When facing inner demons, many have faced rage, temper, and otherwise, but few had my type managed. If it was, generally it is under the guise of justice and imprisonment. Sometimes I think that is where I belong. Sometimes I don’t. The truth is that I had to discover my self. I was forced to face who I was and what I believe. My convictions tested, daily, by the face of religious beliefs that were forced. I couldn’t go to school without attending church. Ultimately, I would end up being kicked out of the house and, in a regard, abandoned by family because of my choices, and because I was different.

What I did, while I was homeless, I don’t like to discuss, and much of it you will never know. Nor should you. Though I was then tested for what I would do to survive. How far would I go to survive? What resources, what ability? Lose everything you own, only enough for a backpack. Face fears, break the soul, humble and beg, fight and bleed, pain and loss, misery and despair were my companions. I found betrayals and I have found some amazing and unbelievable things. I must say that no matter what in the end, I will have a life lived. And I am only 34.

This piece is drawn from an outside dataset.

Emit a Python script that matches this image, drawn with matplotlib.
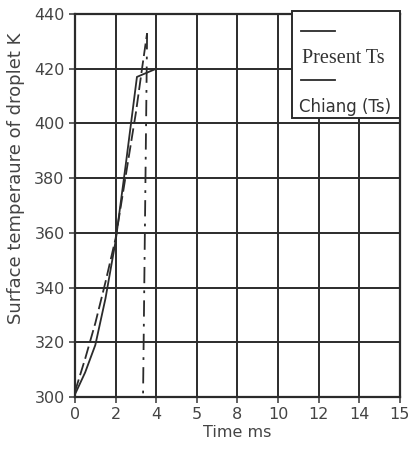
import numpy as np
import matplotlib.pyplot as plt
from matplotlib.patches import Rectangle

# Data
present_t = [0, 0.5, 1.0, 1.5, 2.0, 2.5, 3.0, 3.3, 3.55]
present_ts = [302, 314, 327, 342, 358, 381, 404, 420, 433]
drop_t = [3.55, 3.35]
drop_ts = [433, 300]

chiang_t = [0, 0.5, 1.0, 1.5, 2.0, 2.5, 3.05, 4.0]
chiang_ts = [301, 309, 319, 336, 357, 385, 417, 420]

xticks = [0, 2, 4, 6, 8, 10, 12, 14, 16]
xtick_labels = ['0', '2', '4', '5', '8', '10', '12', '14', '15']
yticks = [300, 320, 340, 360, 380, 400, 420, 440]

ink = '#2b2b2b'

fig = plt.figure(figsize=(4.11, 4.53), dpi=100)
ax = fig.add_axes([0.1825, 0.1236, 0.7905, 0.8455])

ax.set_xlim(0, 16)
ax.set_ylim(300, 440)
ax.set_xticks(xticks)
ax.set_xticklabels(xtick_labels)
ax.set_yticks(yticks)
ax.tick_params(axis='both', labelsize=11.5, colors='#444444', length=4, width=1.2,
               direction='out')
ax.grid(True, color=ink, linewidth=1.4, zorder=1)
for spine in ax.spines.values():
    spine.set_color(ink)
    spine.set_linewidth(1.6)

# curves
ax.plot(present_t, present_ts, color=ink, linewidth=1.3, dashes=(7, 2.5), zorder=3)
ax.plot(drop_t, drop_ts, color=ink, linewidth=1.3, linestyle='-.', dashes=(9, 4, 1.5, 4), zorder=3)
ax.plot(chiang_t, chiang_ts, color=ink, linewidth=1.3, zorder=3)

# hand-drawn style legend box
ax.add_patch(Rectangle((0.668, 0.728), 0.332, 0.28, transform=ax.transAxes,
                       facecolor='white', edgecolor=ink, linewidth=1.4,
                       zorder=4, clip_on=False))
ax.plot([0.695, 0.80], [0.955, 0.955], transform=ax.transAxes, color=ink,
        linewidth=1.3, zorder=5, clip_on=False)
ax.text(0.70, 0.885, 'Present Ts', transform=ax.transAxes, fontsize=14.5,
        family='Liberation Serif', color='#333333', va='center', zorder=5)
ax.plot([0.695, 0.80], [0.828, 0.828], transform=ax.transAxes, color=ink,
        linewidth=1.3, zorder=5, clip_on=False)
ax.text(0.688, 0.757, 'Chiang (Ts)', transform=ax.transAxes, fontsize=12,
        color='#333333', va='center', zorder=5)

ax.set_xlabel('Time ms', fontsize=11.5, color='#444444', labelpad=2)
ax.set_ylabel('Surface temperaure of droplet K', fontsize=13, color='#444444')
ax.yaxis.set_label_coords(-0.155, 0.57)

plt.savefig('out.png', dpi=100)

I have broken myself apart psychologically, making something from the mess, understanding what I was. Even still I find it difficult to understand myself among the “Civilized” world. As the “Civilized” world seems to not welcome me. I have gained so many skills at hiding my nature, at disguising my thoughts, and words. What am I hiding? I confess, I am extremely violent. Very, and violence enters my mind more than sex. (My other passion – but never mixed.) I enjoy the thoughts, and they are natural to me. I have not harmed small animals, or children, or women. I find it distasteful, and deplorable, I do have my own moral codes. Bent as they may be.

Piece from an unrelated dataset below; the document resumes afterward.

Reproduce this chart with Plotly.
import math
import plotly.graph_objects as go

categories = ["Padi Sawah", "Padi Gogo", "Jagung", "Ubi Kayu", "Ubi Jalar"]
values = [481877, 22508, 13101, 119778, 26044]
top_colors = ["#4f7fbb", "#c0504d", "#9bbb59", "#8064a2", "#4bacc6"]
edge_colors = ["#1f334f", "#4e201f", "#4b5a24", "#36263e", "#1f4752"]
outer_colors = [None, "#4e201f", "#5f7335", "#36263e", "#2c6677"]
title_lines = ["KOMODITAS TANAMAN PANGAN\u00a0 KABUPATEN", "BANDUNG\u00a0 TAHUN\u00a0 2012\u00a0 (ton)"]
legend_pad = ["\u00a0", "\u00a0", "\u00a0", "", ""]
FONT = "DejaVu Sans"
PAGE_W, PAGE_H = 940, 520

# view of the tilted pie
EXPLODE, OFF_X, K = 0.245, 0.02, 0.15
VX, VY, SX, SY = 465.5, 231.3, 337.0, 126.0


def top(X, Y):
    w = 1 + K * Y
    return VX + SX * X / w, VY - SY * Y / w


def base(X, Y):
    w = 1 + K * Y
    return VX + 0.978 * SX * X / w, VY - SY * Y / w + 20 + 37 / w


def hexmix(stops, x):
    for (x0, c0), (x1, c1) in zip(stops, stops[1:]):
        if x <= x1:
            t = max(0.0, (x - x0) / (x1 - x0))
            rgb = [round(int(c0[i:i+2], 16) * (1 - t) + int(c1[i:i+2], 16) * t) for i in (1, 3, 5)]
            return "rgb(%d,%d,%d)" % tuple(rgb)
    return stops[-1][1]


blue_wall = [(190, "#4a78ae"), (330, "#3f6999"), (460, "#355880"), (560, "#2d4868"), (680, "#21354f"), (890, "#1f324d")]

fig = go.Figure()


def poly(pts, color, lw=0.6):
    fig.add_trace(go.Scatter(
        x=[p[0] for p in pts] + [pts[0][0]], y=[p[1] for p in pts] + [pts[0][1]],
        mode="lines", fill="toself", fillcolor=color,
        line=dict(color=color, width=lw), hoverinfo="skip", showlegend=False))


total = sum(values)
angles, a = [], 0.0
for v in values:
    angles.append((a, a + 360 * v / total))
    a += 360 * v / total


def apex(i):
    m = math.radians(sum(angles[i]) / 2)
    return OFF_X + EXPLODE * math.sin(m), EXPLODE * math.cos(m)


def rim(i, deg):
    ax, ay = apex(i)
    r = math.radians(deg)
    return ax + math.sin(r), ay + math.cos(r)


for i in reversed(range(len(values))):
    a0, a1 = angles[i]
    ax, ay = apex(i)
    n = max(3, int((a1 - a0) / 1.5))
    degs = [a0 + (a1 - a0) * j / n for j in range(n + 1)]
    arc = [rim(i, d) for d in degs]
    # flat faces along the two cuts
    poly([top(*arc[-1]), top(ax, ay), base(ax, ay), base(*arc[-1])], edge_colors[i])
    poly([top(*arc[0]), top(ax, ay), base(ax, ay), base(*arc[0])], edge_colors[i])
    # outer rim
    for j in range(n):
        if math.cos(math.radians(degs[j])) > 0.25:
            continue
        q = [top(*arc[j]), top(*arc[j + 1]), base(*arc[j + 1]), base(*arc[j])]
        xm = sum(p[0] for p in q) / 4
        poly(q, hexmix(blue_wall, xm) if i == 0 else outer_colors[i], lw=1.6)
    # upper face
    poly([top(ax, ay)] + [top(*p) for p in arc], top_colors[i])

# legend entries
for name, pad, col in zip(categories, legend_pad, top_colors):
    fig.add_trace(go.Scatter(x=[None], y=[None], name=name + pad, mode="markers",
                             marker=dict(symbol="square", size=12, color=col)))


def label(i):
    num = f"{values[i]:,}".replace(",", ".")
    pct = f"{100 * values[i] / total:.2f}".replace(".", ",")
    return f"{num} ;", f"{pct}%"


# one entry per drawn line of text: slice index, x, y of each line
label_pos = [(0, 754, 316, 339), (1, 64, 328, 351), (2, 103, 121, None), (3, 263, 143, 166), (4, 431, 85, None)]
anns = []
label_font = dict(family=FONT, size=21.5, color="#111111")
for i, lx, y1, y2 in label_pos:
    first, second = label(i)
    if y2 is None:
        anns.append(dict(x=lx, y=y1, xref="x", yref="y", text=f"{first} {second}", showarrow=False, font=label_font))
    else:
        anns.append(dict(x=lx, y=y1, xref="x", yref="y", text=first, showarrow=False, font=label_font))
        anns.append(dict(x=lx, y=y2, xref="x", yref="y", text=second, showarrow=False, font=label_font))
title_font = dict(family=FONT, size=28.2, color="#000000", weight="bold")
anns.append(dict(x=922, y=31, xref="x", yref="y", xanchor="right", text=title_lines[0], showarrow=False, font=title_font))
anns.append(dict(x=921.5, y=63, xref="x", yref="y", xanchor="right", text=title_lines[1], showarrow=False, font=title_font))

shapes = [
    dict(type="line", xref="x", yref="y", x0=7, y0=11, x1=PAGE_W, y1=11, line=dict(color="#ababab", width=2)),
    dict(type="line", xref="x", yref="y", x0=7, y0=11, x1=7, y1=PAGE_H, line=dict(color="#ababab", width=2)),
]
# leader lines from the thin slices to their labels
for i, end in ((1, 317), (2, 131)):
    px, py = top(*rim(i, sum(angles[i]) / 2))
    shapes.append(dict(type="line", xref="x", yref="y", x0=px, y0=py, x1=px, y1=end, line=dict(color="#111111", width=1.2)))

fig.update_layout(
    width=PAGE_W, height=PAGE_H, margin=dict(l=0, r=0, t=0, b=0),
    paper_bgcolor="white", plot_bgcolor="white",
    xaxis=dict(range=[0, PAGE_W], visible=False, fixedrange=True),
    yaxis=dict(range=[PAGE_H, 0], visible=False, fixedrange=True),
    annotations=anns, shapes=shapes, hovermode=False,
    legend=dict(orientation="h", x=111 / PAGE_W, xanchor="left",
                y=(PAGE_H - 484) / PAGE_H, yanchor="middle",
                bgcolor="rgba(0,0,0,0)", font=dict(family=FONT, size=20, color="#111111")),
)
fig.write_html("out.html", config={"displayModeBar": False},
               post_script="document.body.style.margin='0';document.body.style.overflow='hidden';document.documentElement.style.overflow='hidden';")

I am friends with Death, and it with me. I don’t feel remorse for those who haunt me. I just am haunted. Everything has a price. I have tried for all my life, to understand what I was, to manage myself like with an itemized checklist, old habits die hard, and for what ever reason, I am as I am. I may see and understand some of you, you may even believe you understand me. But you don’t, you won’t. There is no amount of words, no understanding to gain, because what you think you know. Is only a tip of the iceberg.